Me levanto y desayuno con la comida que traje conmigo. Oigo el sonido de un motor y voy a ver qué es. Dos hombres, uno a pie y otro en un tractor, siembran los campos de alrededor de la aldea.

Me pongo a observarles sin disimular, especialmente cuando trabajan en la tierra cerca de la carretera israelí que tuve que cruzar para venir aquí.

Después de unos minutos un vehículo militar israelí baja por la carretera y se para. Antes de que ninguno de los ocupantes se baje del vehículo militar, los hombres palestinos se alejan de la carretera. Este año en esa parcela de terreno no crecerá nada.

Doy una vuelta por la aldea y me invitan una vez más a la casa de H. y sus padres. Luego vamos a limpiar la cueva donde tienen las ovejas cuando hace frío. Recolectamos todo el estiércol de oveja y H. la pone en bolsas, y después pone las bolsas aparte para almacenarlas. Cuando acabamos, comienzo a hacer mi equipaje porque hoy debería ser mi último día aquí. Comenzamos a comer y recibo una llamada de mi reemplazo. Está aún de camino, así que tengo tiempo para acabar de comer y despedirme antes de repetir la escena del taxi que deja una persona y recoge a otra, solo que esta vez soy yo quien se va.

No me voy de aquí para sustituir a nadie. Me voy a Jerusalén, lista para montarme en un avión. No sin antes pasar por los controles militares, por supuesto.

En el taxi en que me monto en Yatta hay otros tres pasajeros pero el viaje transcurre en silencio. Sin embargo segun nos acercamos a un control militar itinerante, el pasajero que va a mi lado parece que se pone nervioso. «Necesito pedirle un favor», me dice en voz baja. «Es posible que nos pidan identificación.

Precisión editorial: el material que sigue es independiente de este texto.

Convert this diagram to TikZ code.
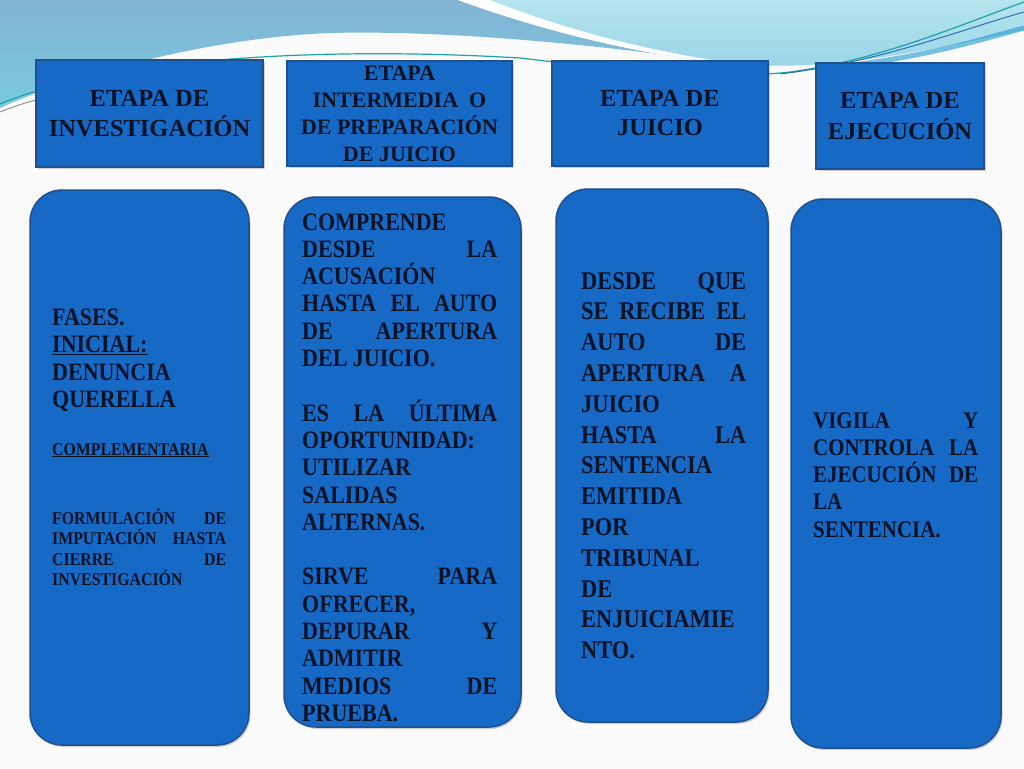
\documentclass[tikz,border=0pt]{standalone}
\usepackage{fontspec}
\setmainfont{Liberation Serif}
\newfontfamily\bodyf[FakeStretch=0.88]{Liberation Serif}
\usetikzlibrary{shadows}
\definecolor{boxblue}{HTML}{1769C6}
\definecolor{boxline}{HTML}{1F4F8C}
\definecolor{ink}{HTML}{0A1226}
\definecolor{wavetop}{HTML}{83B3D4}
\definecolor{wavebot}{HTML}{78CADF}
\definecolor{cyantop}{HTML}{B5E4EC}
\definecolor{cyanbot}{HTML}{98D4E7}
\definecolor{tealline}{HTML}{1FA3A6}
\definecolor{darkline}{HTML}{2A6FB8}
\tikzset{
  head/.style={draw=boxline, line width=1.5pt, fill=boxblue,
    drop shadow={shadow xshift=1.5pt, shadow yshift=-2pt, opacity=0.35},
    text=ink, align=center, inner sep=0pt},
  pill/.style={draw=boxline, line width=1.5pt, fill=boxblue, rounded corners=32pt,
    drop shadow={shadow xshift=1.5pt, shadow yshift=-2pt, opacity=0.35}},
  btext/.style={text=ink, font=\bodyf\bfseries, inner sep=0pt, anchor=base west},
}
\newcommand\Ln[1]{\hbox to\hsize{#1\hfil}}
\begin{document}
\begin{tikzpicture}[x=1pt,y=-1pt]
\useasboundingbox (0,0) rectangle (1024,768);
\fill[white!96!gray] (0,0) rectangle (1024,768);
% top waves
\shade[top color=cyantop, bottom color=cyanbot]
  (490,0) -- (1024,0) -- (1024,30) .. controls (930,50) and (830,72) .. (740,64)
  .. controls (650,52) and (560,28) .. (490,0) -- cycle;
\shade[top color=wavetop, bottom color=wavebot]
  (0,0) -- (458,0) .. controls (540,30) and (640,55) .. (725,63)
  .. controls (600,45) and (450,30) .. (330,33)
  .. controls (200,38) and (60,80) .. (0,108) -- cycle;
\fill[white] (458,0) .. controls (540,30) and (640,55) .. (725,63)
  .. controls (640,50) and (560,28) .. (490,0) -- cycle;
\draw[tealline, line width=1.2pt] (0,104) .. controls (100,62) and (300,45) .. (520,58)
  .. controls (620,70) and (720,80) .. (790,72) .. controls (880,60) and (960,25) .. (1024,2);
\draw[gray, line width=0.8pt] (0,112) .. controls (15,106) and (30,101) .. (45,98);
\draw[darkline, line width=1pt] (780,74) .. controls (880,62) and (960,30) .. (1024,12);
\draw[darkline!70!cyan, line width=5pt, opacity=0.6] (860,64) .. controls (930,55) and (980,40) .. (1024,28);
% header boxes
\node[head, minimum width=227pt, minimum height=107pt,
  font=\fontsize{24.5}{30}\selectfont\bfseries] (h1) at (149.5,113.5) {ETAPA DE\\INVESTIGACIÓN};
\node[head, minimum width=225pt, minimum height=105pt,
  font=\fontsize{22}{27}\selectfont\bfseries] (h2) at (399.5,113.5) {ETAPA\\INTERMEDIA~ O\\DE PREPARACIÓN\\DE JUICIO};
\node[head, minimum width=216pt, minimum height=105pt,
  font=\fontsize{24.5}{29}\selectfont\bfseries] (h3) at (660,113.5) {ETAPA DE\\JUICIO};
\node[head, minimum width=168pt, minimum height=106pt,
  font=\fontsize{24.5}{31}\selectfont\bfseries] (h4) at (900,116) {ETAPA DE\\EJECUCIÓN};
% rounded boxes
\node[pill, minimum width=219pt, minimum height=555pt] (p1) at (139.5,467.5) {};
\node[pill, minimum width=237pt, minimum height=530pt] (p2) at (402.5,462) {};
\node[pill, minimum width=212pt, minimum height=533pt] (p3) at (662,455.5) {};
\node[pill, minimum width=210pt, minimum height=549pt] (p4) at (896,473.5) {};
% box 1 text
\node[btext] (t1a) at (52,325) {\vtop{\hsize=174pt \fontsize{25}{27.5}\selectfont
  \Ln{FASES.}
  \Ln{\underline{INICIAL:}}
  \Ln{DENUNCIA}
  \Ln{QUERELLA}}};
\node[btext] (t1b) at (52,455) {\vtop{\hsize=174pt \fontsize{18}{20}\selectfont
  \Ln{\underline{COMPLEMENTARIA}}}};
\node[btext] (t1c) at (52,524) {\vtop{\hsize=174pt \fontsize{18}{20.5}\selectfont
  \hbox to\hsize{FORMULACIÓN\hfill DE}
  \hbox to\hsize{IMPUTACIÓN\hfill HASTA}
  \hbox to\hsize{CIERRE\hfill DE}
  \Ln{INVESTIGACIÓN}}};
% box 2 text
\node[btext] (t2) at (302,230) {\vtop{\hsize=195pt \fontsize{25}{27.3}\selectfont
  \Ln{COMPRENDE}
  \hbox to\hsize{DESDE\hfill LA}
  \Ln{ACUSACIÓN}
  \hbox to\hsize{HASTA\hfill EL\hfill AUTO}
  \hbox to\hsize{DE\hfill APERTURA}
  \Ln{DEL JUICIO.}
  \hbox{}
  \hbox to\hsize{ES\hfill LA\hfill ÚLTIMA}
  \Ln{OPORTUNIDAD:}
  \Ln{UTILIZAR}
  \Ln{SALIDAS}
  \Ln{ALTERNAS.}
  \hbox{}
  \hbox to\hsize{SIRVE\hfill PARA}
  \Ln{OFRECER,}
  \hbox to\hsize{DEPURAR\hfill Y}
  \Ln{ADMITIR}
  \hbox to\hsize{MEDIOS\hfill DE}
  \Ln{PRUEBA.}}};
% box 3 text
\node[btext] (t3) at (581,289) {\vtop{\hsize=165pt \fontsize{25.5}{30.8}\selectfont
  \hbox to\hsize{DESDE\hfill QUE}
  \hbox to\hsize{SE\hfill RECIBE\hfill EL}
  \hbox to\hsize{AUTO\hfill DE}
  \hbox to\hsize{APERTURA\hfill A}
  \Ln{JUICIO}
  \hbox to\hsize{HASTA\hfill LA}
  \Ln{SENTENCIA}
  \Ln{EMITIDA}
  \Ln{POR}
  \Ln{TRIBUNAL}
  \Ln{DE}
  \Ln{ENJUICIAMIE}
  \Ln{NTO.}}};
% box 4 text
\node[btext] (t4) at (813,428) {\vtop{\hsize=165pt \fontsize{23.8}{27.3}\selectfont
  \hbox to\hsize{VIGILA\hfill Y}
  \hbox to\hsize{CONTROLA\hfill LA}
  \hbox to\hsize{EJECUCIÓN\hfill DE}
  \Ln{LA}
  \Ln{SENTENCIA.}}};
\end{tikzpicture}
\end{document}
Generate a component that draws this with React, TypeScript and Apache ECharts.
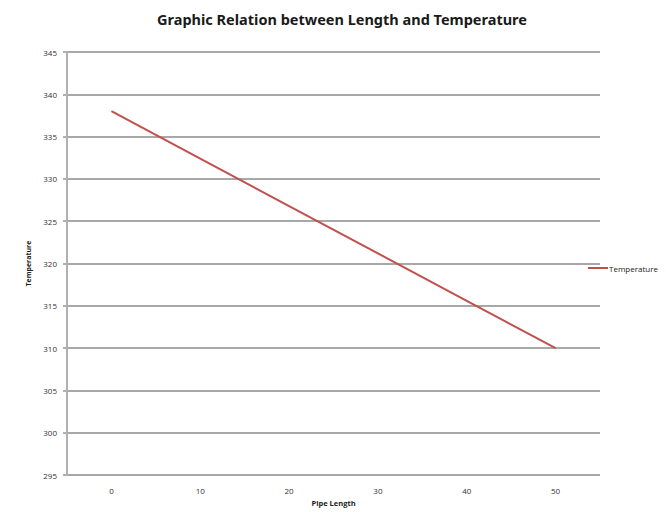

Tengo identificación, pero me la dejé en casa. Pero si no se la muestro me arrestarán, me llevarán con ellos. ¿Les podría decir que estoy con usted? Le digo, «Por supuesto. Les diré que le he empleado como mi guía».

Afortunadamente, cuando llegamos al control militar itinerante, el soldado a cargo de esta fila de coches no nos hace salir del taxi. Se dobla para mirar por la ventanilla del pasajero, ve mi cara occidental y dice «váyase» con la mano. No han comprobado nuestros pasaportes o identificaciones. Mi «guía» parece aliviado.

En la primera parada de este taxi, mucho antes de Jerusalén, se baja. No entiendo las palabras que habla con el taxista pero por la manera en que me mira mientras habla con él, y la ojeada rápida del conductor, imagino que va a pagarle mi viaje. Comienzo a protestar pero el hombre se va rápidamente. «Te ha pagado el viaje», me dice el taxista. Le miro a través de la ventana trasera y veo que sus labios dicen: «Gracias». Encima.

Me monto en uno de esos furgoneta-taxis para hacer el último viaje antes de marcharme. Cuando estoy buscando un asiento libre, una voz familiar me llama por mi nombre. Miro a los asientos ocupados y veo a G., una de las personas que se quedó con Abu A. después de que J. y yo nos fuimos en el coche de O. Me siento junto a él, contenta de tener a alguien conocido con quien hablar, y nos ponemos al día con nuestras historias.

G. ha pasado ya unos cuantos meses en Jayyous y para él A. es un amigo para toda la vida. Cuando J. y yo estuvimos allí, A. ya se había gastado todo el dinero que pudo conseguir de la venta de todas las joyas de su mujer tratando de obtener una orden judicial que parara la expansión ilegal del ya ilegal asentamiento Israelí en su tierra. La orden judicial fue emitida, eso ya sabíamos. Desde entonces, ha habido máquinas excavadoras en su tierra, protegidas por el ejército Israelí, arrancando de cuajo sus olivos. Luego más máquinas han estado en su tierra quitando tierra, preparando los cimientos para nuevos edificios. Esto también lo sabíamos.

«Ganó el juicio,» G. me dice, «pero ya están construyendo. Podría ir a juicio de nuevo si tuviera dinero, pero no cambiaría nada.»

Cierro los ojos, para ver más claramente, en mi cerebro, la tierra que conocí en Jayyous, con los olivos arrancados de cuajo recientemente, hasta con algunos pequeños brotes de olivo saliendo de la tierra donde los árboles habían estado. E intentando imaginar las excavadoras destruyendo eso también. «Hechos sobre el terreno, ya sabes». Sí, ya sé.

Nuestra conversación fluye en otras direcciones, pero mi mente se ha atascado en la tierra de A., ya perdida para un asentamiento ilegal, por tanto parte ya del Estado Israelí.